Cards, such as credit cards, smart cards, debit cards and automated teller machine (“ATM”) cards having credit limits associated therewith, offer a tremendous amount of convenience to account holders by allowing the account holders to make one or more purchases, for instance, when not having the necessary funds. For most people credit is essential for big-ticket items such as homes, automobiles, appliances or educational purposes. Few people have enough cash saved for major purchases. Also, some households lack adequate emergency funds to cover unexpected expenses. Having credit available during times of financial emergencies can be important. Credit is a convenience, but credit is not free—financing adds to the total cost. Overspending is more likely to occur because credit is convenient to use and, as a result, some people fall into the trap of impulse spending rather than planned spending. There is also the tendency to look only at the required minimum monthly payment and not the total amount of the debt. Borrowers are liable for their debts regardless of changes that occur in the future. Payments need to be submitted for such accounts by a due date on a recurring basis assuming a balance remains for the respective account.
Various institutions allow account holders to authorize recurring withdrawals from an account, such as from a checking account, to pay a recurring bill due for another account of the account holder. In order to authorize and activate the recurring withdrawals, the account holder executes a document sent to the account holder by the respective institution or downloads the document from a website. The account holder sends the completed and signed document to the respective institution to activate the recurring withdrawals. Further, the account holder often has to provide to the institution a blank, voided check for the respective checking account. Due to the additional steps of having to receive/download the document and then having to complete, sign and send back the document, many account holders never activate the recurring withdrawals.
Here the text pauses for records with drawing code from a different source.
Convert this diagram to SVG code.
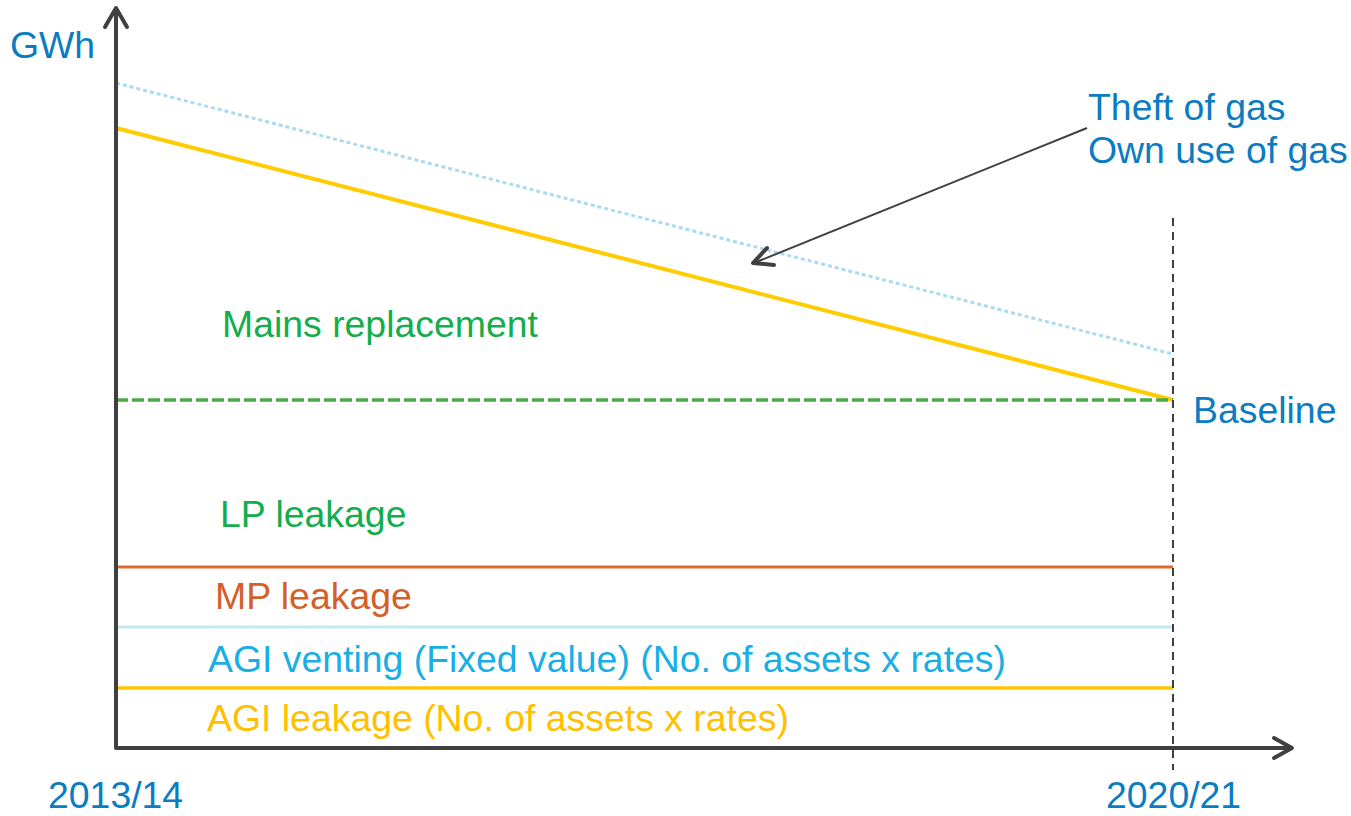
<svg xmlns="http://www.w3.org/2000/svg" width="1351" height="816" viewBox="0 0 1351 816">
  <style>
    text { font-family: "Liberation Sans", Arial, sans-serif; font-size: 37.4px; }
    .blue { fill: #0b7cc1; }
    .green { fill: #13ad4c; }
    .orange { fill: #d55f29; }
    .cyan { fill: #19aee6; }
    .gold { fill: #ffc000; }
    .axis { stroke: #404040; stroke-width: 4; fill: none; stroke-linecap: round; stroke-linejoin: round; }
  </style>
  <rect width="1351" height="816" fill="#ffffff"/>

  <g id="connectors">
    <!-- data series -->
    <line x1="116" y1="83" x2="1173" y2="354" stroke="#a9dcf3" stroke-width="3" stroke-dasharray="4 3"/>
    <line x1="116" y1="128" x2="1173" y2="400" stroke="#ffcc00" stroke-width="4"/>
    <line x1="116" y1="400" x2="1173" y2="400" stroke="#4caa45" stroke-width="3.5" stroke-dasharray="12 4"/>
    <line x1="116" y1="567" x2="1173" y2="567" stroke="#df6a2f" stroke-width="3"/>
    <line x1="116" y1="627" x2="1173" y2="627" stroke="#c6e8f6" stroke-width="3"/>
    <line x1="116" y1="688" x2="1173" y2="688" stroke="#ffc600" stroke-width="3.5"/>
    <!-- end marker -->
    <line x1="1173" y1="218" x2="1173" y2="770" stroke="#404040" stroke-width="2" stroke-dasharray="8 6"/>
    <!-- axes -->
    <polyline class="axis" points="116,9 116,748 1291,748"/>
    <polyline class="axis" points="105,27 116,8 127,27"/>
    <polyline class="axis" points="1274,738 1292,748 1274,758"/>
    <!-- callout pointer -->
    <line x1="1087" y1="128" x2="754" y2="263" stroke="#404040" stroke-width="2"/>
    <polyline class="axis" points="767,248 753,263 774,265"/>
  </g>

  <g id="axis-labels">
    <text class="blue" x="10" y="58">GWh</text>
    <text class="blue" x="48" y="808">2013/14</text>
    <text class="blue" x="1106" y="808">2020/21</text>
  </g>
  <g id="label-theft">
    <text class="blue" x="1088" y="120">Theft of gas</text>
    <text class="blue" x="1088" y="163">Own use of gas</text>
  </g>
  <g id="label-baseline"><text class="blue" x="1193" y="423">Baseline</text></g>
  <g id="label-mains"><text class="green" x="222" y="337">Mains replacement</text></g>
  <g id="label-lp"><text class="green" x="220" y="527">LP leakage</text></g>
  <g id="label-mp"><text class="orange" x="215" y="609">MP leakage</text></g>
  <g id="label-agi-venting"><text class="cyan" x="208" y="672">AGI venting (Fixed value) (No. of assets x rates)</text></g>
  <g id="label-agi-leakage"><text class="gold" x="207" y="731">AGI leakage (No. of assets x rates)</text></g>
</svg>
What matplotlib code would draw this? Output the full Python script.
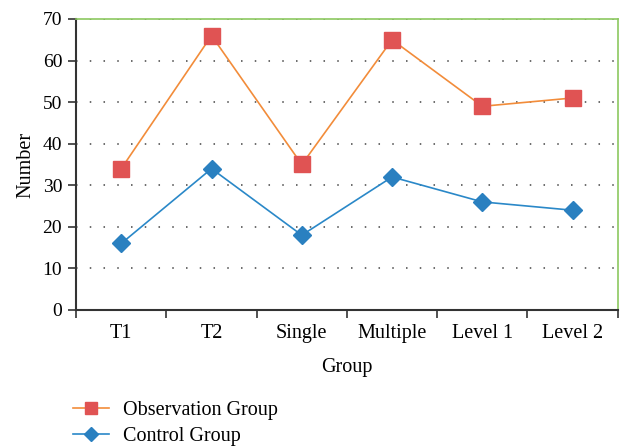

Additionally, voice response units enable account holders to access card information using a conventional touch tone telephone. The interaction between the account holders and the voice response unit includes various voice prompts, output by the voice response unit and responses thereto, for example, via the telephone keypad, by the account holder. Voice response units are used by service providers, such as banks and card companies, to fully or partially automate telephone call answering or responding to queries. Typically a voice response unit provides the capability to play voice prompts including recorded voice segments or speech synthesized from text and to receive responses thereto. The voice prompts are generally organized in the form of voice menus invoked by state tables. A state table can access and play a voice segment or synthesize speech from given text. The prompts are usually part of a voice application that is designed to, for example, allow a account holder to query information associated with their various accounts.
Further, voice response units are used in a variety of applications today to resolve account holder problems and questions in conjunction with customer service representatives. In a financial service industry, such voice response units often provide account holders general information via one or more automated messages. Usually, the account holder is also given the option to either bypass an automated message or after the automated message has concluded to interact with a customer service representative in order to receive more detailed information tailored to an account of the account holder.
Accordingly, a need exists for a system and a method that allows an account holder to enroll in an automatic payment plan during a telephone call without having to receive, execute and send back a form and to increase a credit limit associated with the account and/or receive another account benefit as a result of enrolling in the automatic payment plan.